GIVEN PROBLEM
Quote the listing in full, exactly as given, minus any pictures.

DATA BLOCK
——————————

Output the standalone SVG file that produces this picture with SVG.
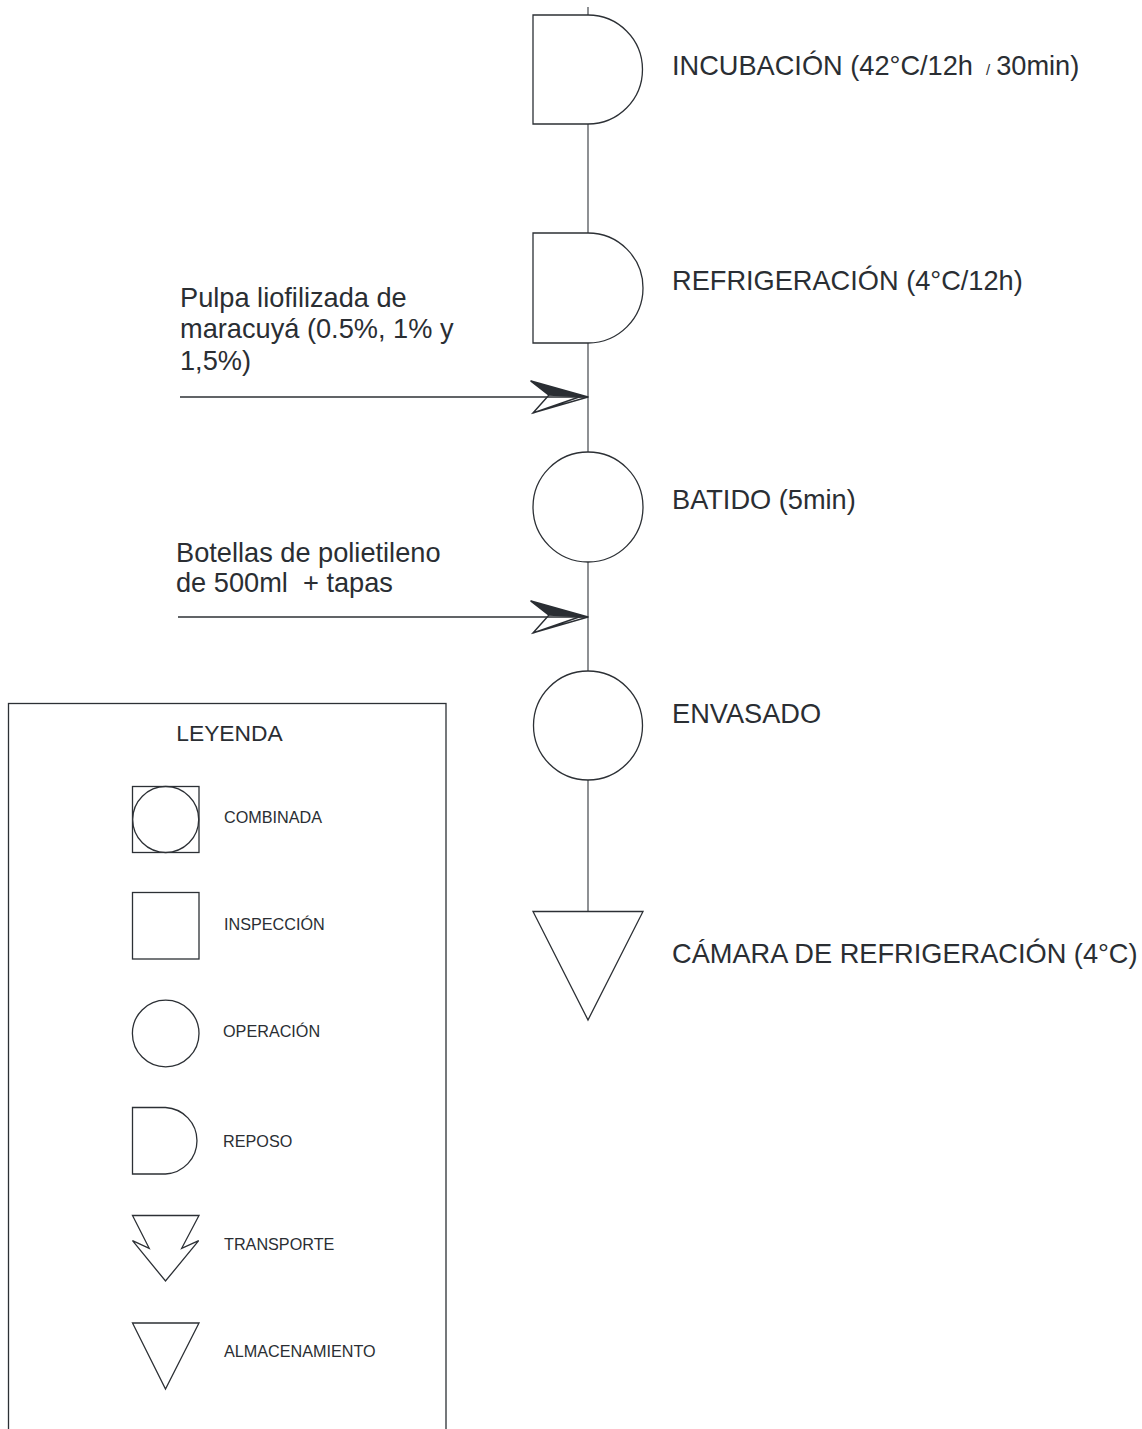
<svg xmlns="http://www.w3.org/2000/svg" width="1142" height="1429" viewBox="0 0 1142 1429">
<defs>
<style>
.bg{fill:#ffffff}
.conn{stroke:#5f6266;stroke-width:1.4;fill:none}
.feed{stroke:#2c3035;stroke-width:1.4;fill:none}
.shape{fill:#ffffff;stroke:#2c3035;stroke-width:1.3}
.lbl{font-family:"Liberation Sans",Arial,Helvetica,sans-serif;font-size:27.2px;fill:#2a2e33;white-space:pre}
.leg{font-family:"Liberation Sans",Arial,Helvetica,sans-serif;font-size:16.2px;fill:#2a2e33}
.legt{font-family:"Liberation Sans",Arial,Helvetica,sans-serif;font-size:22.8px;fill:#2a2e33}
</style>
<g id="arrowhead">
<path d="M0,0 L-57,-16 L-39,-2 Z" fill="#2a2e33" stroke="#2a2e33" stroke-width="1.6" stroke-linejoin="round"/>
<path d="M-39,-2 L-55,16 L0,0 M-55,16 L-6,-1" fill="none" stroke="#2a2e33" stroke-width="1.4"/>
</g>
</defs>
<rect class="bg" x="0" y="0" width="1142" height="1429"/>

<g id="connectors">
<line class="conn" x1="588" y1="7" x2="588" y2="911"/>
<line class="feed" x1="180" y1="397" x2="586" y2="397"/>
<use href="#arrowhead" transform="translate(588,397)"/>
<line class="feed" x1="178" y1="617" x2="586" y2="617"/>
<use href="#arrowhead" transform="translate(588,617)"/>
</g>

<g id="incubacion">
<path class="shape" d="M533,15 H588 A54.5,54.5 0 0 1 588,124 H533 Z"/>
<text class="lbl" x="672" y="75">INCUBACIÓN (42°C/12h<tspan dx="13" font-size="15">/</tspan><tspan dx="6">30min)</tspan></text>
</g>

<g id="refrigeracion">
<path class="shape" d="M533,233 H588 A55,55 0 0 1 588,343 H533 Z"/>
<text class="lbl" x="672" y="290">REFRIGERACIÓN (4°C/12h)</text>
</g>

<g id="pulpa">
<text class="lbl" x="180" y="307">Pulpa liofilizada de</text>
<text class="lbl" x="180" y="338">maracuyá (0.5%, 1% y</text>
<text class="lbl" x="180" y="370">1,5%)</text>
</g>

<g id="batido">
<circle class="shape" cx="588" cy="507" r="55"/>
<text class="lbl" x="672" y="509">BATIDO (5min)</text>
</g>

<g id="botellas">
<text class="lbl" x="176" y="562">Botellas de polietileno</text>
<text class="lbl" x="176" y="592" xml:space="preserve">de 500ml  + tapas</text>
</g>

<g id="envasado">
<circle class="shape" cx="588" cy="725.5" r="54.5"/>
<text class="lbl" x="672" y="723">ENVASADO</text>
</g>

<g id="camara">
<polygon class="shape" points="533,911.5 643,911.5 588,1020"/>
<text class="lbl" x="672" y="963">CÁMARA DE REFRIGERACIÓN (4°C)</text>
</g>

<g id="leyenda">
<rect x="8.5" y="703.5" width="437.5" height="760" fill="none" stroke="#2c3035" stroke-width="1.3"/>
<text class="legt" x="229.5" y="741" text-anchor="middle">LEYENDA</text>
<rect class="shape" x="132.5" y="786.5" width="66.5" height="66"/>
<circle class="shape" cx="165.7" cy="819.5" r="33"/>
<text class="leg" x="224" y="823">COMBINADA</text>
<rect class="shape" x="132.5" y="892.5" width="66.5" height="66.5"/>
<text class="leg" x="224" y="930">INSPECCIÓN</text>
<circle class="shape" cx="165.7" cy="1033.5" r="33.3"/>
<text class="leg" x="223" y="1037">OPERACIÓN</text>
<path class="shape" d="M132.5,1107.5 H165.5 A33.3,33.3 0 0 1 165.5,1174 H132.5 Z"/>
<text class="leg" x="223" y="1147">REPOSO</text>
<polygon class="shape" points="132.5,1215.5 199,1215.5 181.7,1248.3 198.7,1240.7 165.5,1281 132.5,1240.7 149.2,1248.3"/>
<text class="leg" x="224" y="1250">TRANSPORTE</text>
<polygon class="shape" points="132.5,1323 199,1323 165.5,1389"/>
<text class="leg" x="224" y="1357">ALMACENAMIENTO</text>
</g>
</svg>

——————————

TASK ANSWER
Output the standalone SVG file that produces this picture with SVG.
<svg xmlns="http://www.w3.org/2000/svg" width="1142" height="1429" viewBox="0 0 1142 1429">
<defs>
<style>
.bg{fill:#ffffff}
.conn{stroke:#5f6266;stroke-width:1.4;fill:none}
.feed{stroke:#2c3035;stroke-width:1.4;fill:none}
.shape{fill:#ffffff;stroke:#2c3035;stroke-width:1.3}
.lbl{font-family:"Liberation Sans",Arial,Helvetica,sans-serif;font-size:27.2px;fill:#2a2e33;white-space:pre}
.leg{font-family:"Liberation Sans",Arial,Helvetica,sans-serif;font-size:16.2px;fill:#2a2e33}
.legt{font-family:"Liberation Sans",Arial,Helvetica,sans-serif;font-size:22.8px;fill:#2a2e33}
</style>
<g id="arrowhead">
<path d="M0,0 L-57,-16 L-39,-2 Z" fill="#2a2e33" stroke="#2a2e33" stroke-width="1.6" stroke-linejoin="round"/>
<path d="M-39,-2 L-55,16 L0,0 M-55,16 L-6,-1" fill="none" stroke="#2a2e33" stroke-width="1.4"/>
</g>
</defs>
<rect class="bg" x="0" y="0" width="1142" height="1429"/>

<g id="connectors">
<line class="conn" x1="588" y1="7" x2="588" y2="911"/>
<line class="feed" x1="180" y1="397" x2="586" y2="397"/>
<use href="#arrowhead" transform="translate(588,397)"/>
<line class="feed" x1="178" y1="617" x2="586" y2="617"/>
<use href="#arrowhead" transform="translate(588,617)"/>
</g>

<g id="incubacion">
<path class="shape" d="M533,15 H588 A54.5,54.5 0 0 1 588,124 H533 Z"/>
<text class="lbl" x="672" y="75">INCUBACIÓN (42°C/12h<tspan dx="13" font-size="15">/</tspan><tspan dx="6">30min)</tspan></text>
</g>

<g id="refrigeracion">
<path class="shape" d="M533,233 H588 A55,55 0 0 1 588,343 H533 Z"/>
<text class="lbl" x="672" y="290">REFRIGERACIÓN (4°C/12h)</text>
</g>

<g id="pulpa">
<text class="lbl" x="180" y="307">Pulpa liofilizada de</text>
<text class="lbl" x="180" y="338">maracuyá (0.5%, 1% y</text>
<text class="lbl" x="180" y="370">1,5%)</text>
</g>

<g id="batido">
<circle class="shape" cx="588" cy="507" r="55"/>
<text class="lbl" x="672" y="509">BATIDO (5min)</text>
</g>

<g id="botellas">
<text class="lbl" x="176" y="562">Botellas de polietileno</text>
<text class="lbl" x="176" y="592" xml:space="preserve">de 500ml  + tapas</text>
</g>

<g id="envasado">
<circle class="shape" cx="588" cy="725.5" r="54.5"/>
<text class="lbl" x="672" y="723">ENVASADO</text>
</g>

<g id="camara">
<polygon class="shape" points="533,911.5 643,911.5 588,1020"/>
<text class="lbl" x="672" y="963">CÁMARA DE REFRIGERACIÓN (4°C)</text>
</g>

<g id="leyenda">
<rect x="8.5" y="703.5" width="437.5" height="760" fill="none" stroke="#2c3035" stroke-width="1.3"/>
<text class="legt" x="229.5" y="741" text-anchor="middle">LEYENDA</text>
<rect class="shape" x="132.5" y="786.5" width="66.5" height="66"/>
<circle class="shape" cx="165.7" cy="819.5" r="33"/>
<text class="leg" x="224" y="823">COMBINADA</text>
<rect class="shape" x="132.5" y="892.5" width="66.5" height="66.5"/>
<text class="leg" x="224" y="930">INSPECCIÓN</text>
<circle class="shape" cx="165.7" cy="1033.5" r="33.3"/>
<text class="leg" x="223" y="1037">OPERACIÓN</text>
<path class="shape" d="M132.5,1107.5 H165.5 A33.3,33.3 0 0 1 165.5,1174 H132.5 Z"/>
<text class="leg" x="223" y="1147">REPOSO</text>
<polygon class="shape" points="132.5,1215.5 199,1215.5 181.7,1248.3 198.7,1240.7 165.5,1281 132.5,1240.7 149.2,1248.3"/>
<text class="leg" x="224" y="1250">TRANSPORTE</text>
<polygon class="shape" points="132.5,1323 199,1323 165.5,1389"/>
<text class="leg" x="224" y="1357">ALMACENAMIENTO</text>
</g>
</svg>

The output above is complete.